YOUR TASK:
It is required that the lines from the top of the listing through the line with "(508.5,148) rectangle (514.5,298);" be reproduced exactly, excluding pictures.

***** SOURCE DATA

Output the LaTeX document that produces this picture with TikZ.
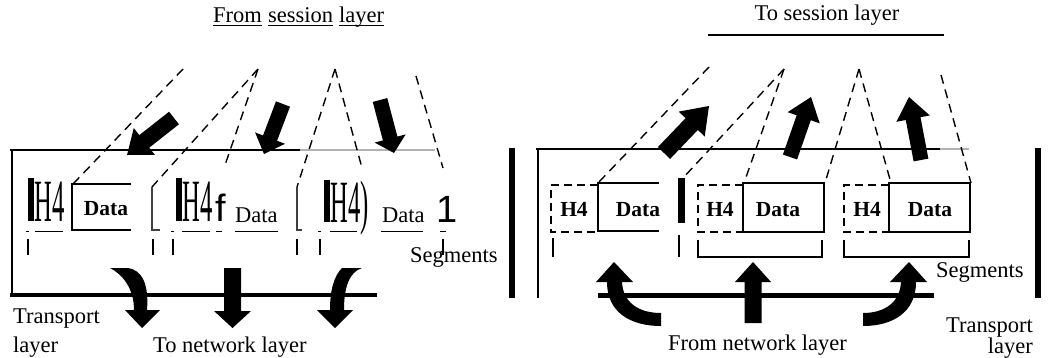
\documentclass[tikz,border=0pt]{standalone}
\usepackage{fontspec}
\setmainfont{Liberation Serif}
\setsansfont{Liberation Sans}
\usetikzlibrary{calc}
\newcommand\blockarr[5]{%
  \coordinate (#1-#2-h) at ($(#2)!#5!(#1)$);
  \fill ($(#1)!#3!90:(#2)$) -- ($(#1-#2-h)!#3!-90:(#1)$) -- ($(#1-#2-h)!#4!-90:(#1)$) -- (#2) -- ($(#1-#2-h)!#4!90:(#1)$) -- ($(#1-#2-h)!#3!90:(#1)$) -- ($(#1)!#3!-90:(#2)$) -- cycle;}
\begin{document}
\begin{tikzpicture}[x=1pt,y=-1pt,
  lbl/.style={inner sep=0pt, font=\fontsize{22.5}{27}\selectfont},
  boxtxt/.style={inner sep=0pt, font=\bfseries\fontsize{21.5}{25}\selectfont},
  big/.style={inner sep=0pt, font=\fontsize{60}{60}\selectfont},
  sansbig/.style={inner sep=0pt, font=\sffamily\fontsize{38}{38}\selectfont},
  dsh/.style={line width=1.4pt, dash pattern=on 9pt off 6pt},
  hdsh/.style={line width=1.7pt, dash pattern=on 8pt off 5pt},
  solidbox/.style={line width=1.4pt},
  thinl/.style={line width=1pt},
  tick/.style={line width=1.5pt},
  fade/.style={line width=1.2pt, black!30}]

\useasboundingbox (0,0) rectangle (1052,357);

% ---------- titles ----------
\node[lbl,anchor=base west] (tfrom) at (213,22) {From};
\node[lbl,anchor=base west] (tsess) at (268,22) {session};
\node[lbl,anchor=base west] (tlay) at (339,22) {layer};
\foreach \w in {tfrom,tsess,tlay}
  \draw[thinl] ([yshift=-3.5pt]\w.base west) -- ([yshift=-3.5pt]\w.base east);
\node[lbl,anchor=base] (tto) at (827,20) {To session layer};
\coordinate (tl1) at (708,35); \coordinate (tl2) at (944,35);
\draw[line width=1.2pt] (tl1) -- (tl2);

% ---------- left panel frame ----------
\coordinate (LT0) at (10,150); \coordinate (LT1) at (117,150);
\coordinate (LT2) at (300,150); \coordinate (LT3) at (435,150);
\draw[line width=1.5pt] (LT0) -- (LT1);
\draw[line width=2.5pt] (LT1) -- (LT2);
\draw[fade] (LT2) -- (LT3);
\draw[line width=1.5pt] (12,150) -- (12,297);
\draw[line width=4.5pt] (10,295) -- (377,295);
\fill (508.5,148) rectangle (514.5,298);

% dashed fan lines (left)
\coordinate (a1) at (183,69); \coordinate (a2) at (258,69);
\coordinate (a3) at (335,69); \coordinate (a4) at (416,76);
\draw[dsh] (a1) -- (73,184);
\draw[dsh] (a2) -- (152,187);
\draw[dsh] (a2) -- (224,168);
\draw[dsh] (a3) -- (297,187);
\draw[dsh] (a3) -- (362,168);
\draw[dsh] (a4) -- (443,168);

% segment 1 (left)
\fill (28,178) rectangle (34,221);
\node[big, anchor=base west] (lh1) at (34.5,221) {\scalebox{0.41}[1]{H4}};
\draw[solidbox] (131,184) -- (72,184) -- (72,230) -- (131,230);
\node[boxtxt, anchor=base] (ld1) at (106,215) {Data};
\draw[thinl] (26,231) -- (29,231);
\draw[thinl] (35,231) -- (63,231);
% segment 2 (left)
\draw[line width=1.2pt, black!75] (152,187) -- (152,230) -- (160,230);
\fill (176,178) rectangle (182,221);
\node[big, anchor=base west] (lh2) at (182.5,221) {\scalebox{0.41}[1]{H4}};
\node[sansbig, anchor=base west] (lf) at (215,221) {f};
\node[lbl, anchor=base west] (ld2) at (235,222) {Data};
\draw[thinl] (171,231) -- (174,231);
\draw[thinl] (182,231) -- (210,231);
\draw[thinl] (216,231) -- (222,231);
\draw[thinl] (235,231) -- (278,231);
% segment 3 (left)
\draw[line width=1.2pt, black!75] (297,187) -- (297,230) -- (302,230);
\fill (324,180) rectangle (330,222);
\node[big, anchor=base west] (lh3) at (330.5,222) {\scalebox{0.41}[1]{H4)}};
\node[lbl, anchor=base west] (ld3) at (382,222) {Data};
\node[sansbig, anchor=base west] (lone) at (436,222) {1};
\draw[thinl] (318,231) -- (321,231);
\draw[thinl] (330,231) -- (357,231);
\draw[thinl] (381,231) -- (423,231);
\draw[thinl] (440,231) -- (446,231);
\foreach \x in {28,153,173,297,320,443}
  \draw[tick] (\x,239) -- (\x,255);

\node[lbl, anchor=base west] (lseg) at (410,262) {Segments};
\node[lbl, anchor=base west] (ltr) at (13,323) {Transport};
\node[lbl, anchor=base west] (lly) at (13,352) {layer};
\node[lbl, anchor=base west] (lnet) at (153,352) {To network layer};

% arrows from session layer (left)
\coordinate (la1t) at (174,118); \coordinate (la1p) at (127,155);
\blockarr{la1t}{la1p}{8pt}{17pt}{22pt}
\coordinate (la2t) at (283,104); \coordinate (la2p) at (264,154);
\blockarr{la2t}{la2p}{7.5pt}{16pt}{17pt}
\coordinate (la3t) at (380,100); \coordinate (la3p) at (394,153);
\blockarr{la3t}{la3p}{7.5pt}{16pt}{15pt}

% arrows to network layer (left)
\fill (110,268) .. controls (122,274) and (134,288) .. (134,310) -- (125,310) -- (142,328) -- (160,310) -- (147,310)
  .. controls (149,284) and (142,270) .. (128,268) -- cycle;
\coordinate (lb2t) at (232.5,268); \coordinate (lb2p) at (232.5,328);
\blockarr{lb2t}{lb2p}{8.5pt}{18.5pt}{17pt}
\fill (362,268) .. controls (349,272) and (344,288) .. (344,310) -- (353,310) -- (335,328) -- (317,310) -- (330,310)
  .. controls (330,290) and (334,276) .. (342,268) -- cycle;

% ---------- right panel frame ----------
\draw[line width=1.8pt] (536,149) -- (940,149);
\draw[fade] (940,149) -- (969,149);
\draw[line width=1.5pt] (538,149) -- (538,298);
\fill (1035,148) rectangle (1041,298);
\draw[line width=5pt] (598,295) -- (934,295);

% dashed fan lines (right)
\coordinate (b1) at (709,67); \coordinate (b2) at (784,69);
\coordinate (b3) at (859,69); \coordinate (b4) at (941,75);
\draw[dsh] (b1) -- (598,183);
\draw[dsh] (b2) -- (683,178);
\draw[dsh] (b2) -- (744,183);
\draw[dsh] (b3) -- (825,183);
\draw[dsh] (b3) -- (891,183);
\draw[dsh] (b4) -- (971,183);

% segment 1 (right)
\draw[hdsh] (598,185) -- (551,185) -- (551,232) -- (598,232);
\draw[solidbox] (659,183) -- (598,183) -- (598,231) -- (659,231);
\node[boxtxt, anchor=base] (rh1) at (574,216) {H4};
\node[boxtxt, anchor=base] (rd1) at (638,216) {Data};
\fill (678,178) rectangle (685,223);
\draw[tick] (553,238) -- (553,257);
\draw[tick] (679,235) -- (679,257);
% segment 2 (right)
\draw[hdsh] (743,185) -- (698,185) -- (698,232) -- (743,232);
\draw[solidbox] (743,183) rectangle (824,232);
\node[boxtxt, anchor=base] (rh2) at (720,216) {H4};
\node[boxtxt, anchor=base] (rd2) at (778,216) {Data};
\draw[solidbox] (698,240) -- (698,257) -- (822,257) -- (822,240);
% segment 3 (right)
\draw[hdsh] (889,185) -- (844,185) -- (844,232) -- (889,232);
\draw[solidbox] (889,183) rectangle (970,232);
\node[boxtxt, anchor=base] (rh3) at (867,216) {H4};
\node[boxtxt, anchor=base] (rd3) at (930,216) {Data};
\draw[solidbox] (844,240) -- (844,257) -- (969,257) -- (969,240);

\node[lbl, anchor=base west] (rseg) at (936,277) {Segments};
\node[lbl, anchor=base east] (rtr) at (1033,332) {Transport};
\node[lbl, anchor=base east] (rly) at (1033,353) {layer};
\node[lbl, anchor=base west] (rnet) at (668,350) {From network layer};

% arrows to session layer (right)
\coordinate (ra1t) at (664,153); \coordinate (ra1p) at (709,106);
\blockarr{ra1t}{ra1p}{8.5pt}{18pt}{25pt}
\coordinate (ra2t) at (790,157); \coordinate (ra2p) at (811,97);
\blockarr{ra2t}{ra2p}{7.5pt}{17pt}{22pt}
\coordinate (ra3t) at (921,160); \coordinate (ra3p) at (909,97);
\blockarr{ra3t}{ra3p}{7.5pt}{17pt}{22pt}

% arrows from network layer (right)
\fill (614,262) -- (633,282) -- (622,282) .. controls (623,302) and (638,313) .. (661,313) -- (661,326)
  .. controls (630,326) and (607,312) .. (607,282) -- (596,282) -- cycle;
\coordinate (rb2t) at (753,323); \coordinate (rb2p) at (753,262);
\blockarr{rb2t}{rb2p}{8.5pt}{18pt}{20pt}
\fill (909,262) -- (890,282) -- (901,282) .. controls (900,302) and (885,313) .. (863,313) -- (863,326)
  .. controls (893,326) and (916,312) .. (916,282) -- (927,282) -- cycle;
\end{tikzpicture}
\end{document}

**********

TASK RESULT:
Output the LaTeX document that produces this picture with TikZ.
\documentclass[tikz,border=0pt]{standalone}
\usepackage{fontspec}
\setmainfont{Liberation Serif}
\setsansfont{Liberation Sans}
\usetikzlibrary{calc}
\newcommand\blockarr[5]{%
  \coordinate (#1-#2-h) at ($(#2)!#5!(#1)$);
  \fill ($(#1)!#3!90:(#2)$) -- ($(#1-#2-h)!#3!-90:(#1)$) -- ($(#1-#2-h)!#4!-90:(#1)$) -- (#2) -- ($(#1-#2-h)!#4!90:(#1)$) -- ($(#1-#2-h)!#3!90:(#1)$) -- ($(#1)!#3!-90:(#2)$) -- cycle;}
\begin{document}
\begin{tikzpicture}[x=1pt,y=-1pt,
  lbl/.style={inner sep=0pt, font=\fontsize{22.5}{27}\selectfont},
  boxtxt/.style={inner sep=0pt, font=\bfseries\fontsize{21.5}{25}\selectfont},
  big/.style={inner sep=0pt, font=\fontsize{60}{60}\selectfont},
  sansbig/.style={inner sep=0pt, font=\sffamily\fontsize{38}{38}\selectfont},
  dsh/.style={line width=1.4pt, dash pattern=on 9pt off 6pt},
  hdsh/.style={line width=1.7pt, dash pattern=on 8pt off 5pt},
  solidbox/.style={line width=1.4pt},
  thinl/.style={line width=1pt},
  tick/.style={line width=1.5pt},
  fade/.style={line width=1.2pt, black!30}]

\useasboundingbox (0,0) rectangle (1052,357);

% ---------- titles ----------
\node[lbl,anchor=base west] (tfrom) at (213,22) {From};
\node[lbl,anchor=base west] (tsess) at (268,22) {session};
\node[lbl,anchor=base west] (tlay) at (339,22) {layer};
\foreach \w in {tfrom,tsess,tlay}
  \draw[thinl] ([yshift=-3.5pt]\w.base west) -- ([yshift=-3.5pt]\w.base east);
\node[lbl,anchor=base] (tto) at (827,20) {To session layer};
\coordinate (tl1) at (708,35); \coordinate (tl2) at (944,35);
\draw[line width=1.2pt] (tl1) -- (tl2);

% ---------- left panel frame ----------
\coordinate (LT0) at (10,150); \coordinate (LT1) at (117,150);
\coordinate (LT2) at (300,150); \coordinate (LT3) at (435,150);
\draw[line width=1.5pt] (LT0) -- (LT1);
\draw[line width=2.5pt] (LT1) -- (LT2);
\draw[fade] (LT2) -- (LT3);
\draw[line width=1.5pt] (12,150) -- (12,297);
\draw[line width=4.5pt] (10,295) -- (377,295);
\fill (508.5,148) rectangle (514.5,298);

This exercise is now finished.